To prove the point that receptionists and security guards often do not
scrutinise photo ID badges, Bill Pepper, Computer Sciences' UK
security consultant, once entered a building with a snapshot of a dog
on his ID card.

Paul Williams, a security specialist with Cornwell Affiliates, a
UK-based IT consulting company, says one technique guaranteed to
work is to roll in with revellers returning from an office party. Geoff
Davies, managing director of I-Sec, a UK IT security company, says
fire drills can serve the same purpose. An IBM security professional
dresses up as a repairman.

Scanit's Mr Michaux even dispatches attractive young women who
announce with a hint of scandal that they have an appointment with a
top executive. Mr Michaux insists that security guards typically wave
the woman through rather than raising potentially embarrassing
alarms.

Sneaking into an office building does not guarantee that the prowler
will find his way into the computer network. But it is a good start. Mr
Michaux claims a 100 per cent success rate at getting into a network
when deploying low-tech means, which his company has done about
20 times in the last year.

Once his attractive young women find their way to the executive suite
after hours, he claims it is easy for the invaders to plug a laptop
computer into the corporate network, and for Scanit to then watch
network activity from a remote link to the laptop.

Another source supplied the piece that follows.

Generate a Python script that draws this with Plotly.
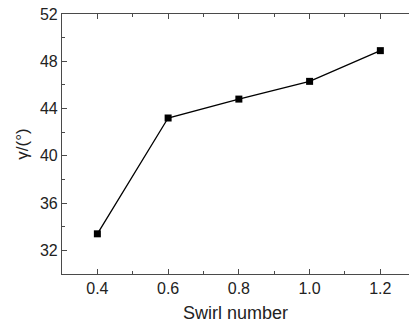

One recurring yarn involves arranging a meeting at company offices
and then sneaking onto the host's network-connected laptop when
he fetches coffee. Security experts also insist it is easy to gain
unauthorised access to personal computers at lunchtime because, as
CSC's Mr Pepper notes, many employees "don't tend to ask
questions".

Some of the most effective examples of low-tech computer security
breaches do not entail physical entry. Rather, they originate remotely
through pure trickery. Lucent recently sent e-mails offering
employees of a European bank a chance to win a Dollars 1m lottery
prize by clicking through to a bogus, Lucent-run website.

According to Mr Belkhelladi, the respondents included network and
systems administrators, and Lucent was able to ride their web
connections back into the bank's systems. "We got in on a Trojan
horse. We had full access to their customer data," recalls Mr
Belkhelladi.

Likewise, Mr Pepper points out that hackers' lives are made easier
because "people still choose to use stupid passwords".

Social engineering comes with cultural subtleties. Mr Michaux, a
multilingual speaker, says that it is easier to keep Belgian IT
help-desk staffers talking by speaking to them in English, rather than
in their native language of French or Dutch, because "they like to
show off their English skills".

By rambling on, they are more likely to reveal important information.
The reverse does not hold true, though, in the UK, where native
English speakers are not interested in showing off foreign language
skills, Mr Michaux says.

Whether it is fast-talking the help desk or crashing the swipe card
gate, the low-tech threat to IT systems is real. "People think that
because they have a firewall and cryptography, they're secure. But
that's bunk," says Cornwell's Mr Williams. One way to interpret that is
that a company might just as effectively upgrade its IT security by
spending considerably less on a low-tech project than it would spend
adding yet another layer of high-tech security.